In its April 1992 decision, the Commission noted that it was "considering making significant generic changes in its regulation of interstate natural gas pipelines" as part of Order No. 636. Id. at 61,171. Accordingly, the Commission stated "that any provisions of [the] settlement that may be inconsistent with [Order No. 636] will apply only until Tennessee has to file to comply with [that] final rule," thereby making it an "interim settlement with respect to issues covered by" Order No. 636. Id. The preamble to Order No. 636 stated that all shippers, including section 7(c) shippers, would enjoy certain essential services under the new regime, including capacity reallocation--i.e., the right to reallocate their firm capacity to other shippers. FERC Statues and Regulations Preambles p 30,939 at 30,418 (1992).

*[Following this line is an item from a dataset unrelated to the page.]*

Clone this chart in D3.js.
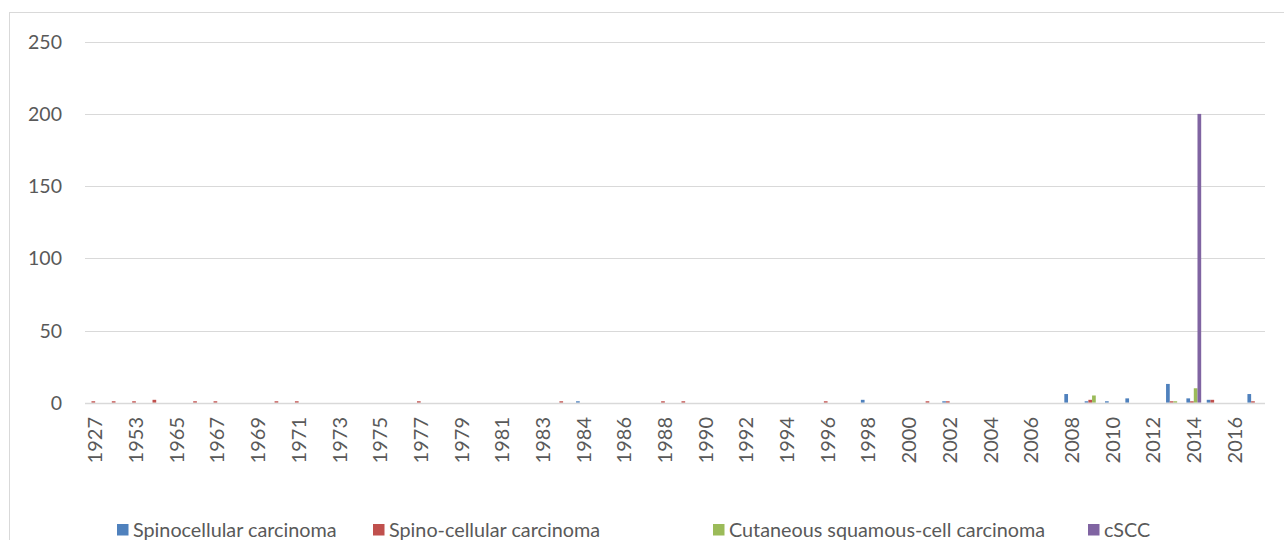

On May 7, after further negotiation, Tennessee proposed an amended settlement, which retained the volumetric surcharge, but did not grant the petitioners the open access services they had sought. Several days later, JMC requested that the Commission either reconfirm the statement in its April order that section 7(c) shippers could convert to being open access shippers on Tennessee's system, or, in the alternative, to rehear and modify the settlement to ensure that section 7(c) shippers would receive certain essential services made available to open access shippers, specifically capacity reallocation and flexible receipt and delivery points. In response, and after further negotiation with petitioners, Tennessee filed initial comments to its amended settlement that, while not changing the volumetric surcharge, for the first time provided that section 7(c) shippers would be able to enjoy capacity reallocation and flexible receipt and delivery rights.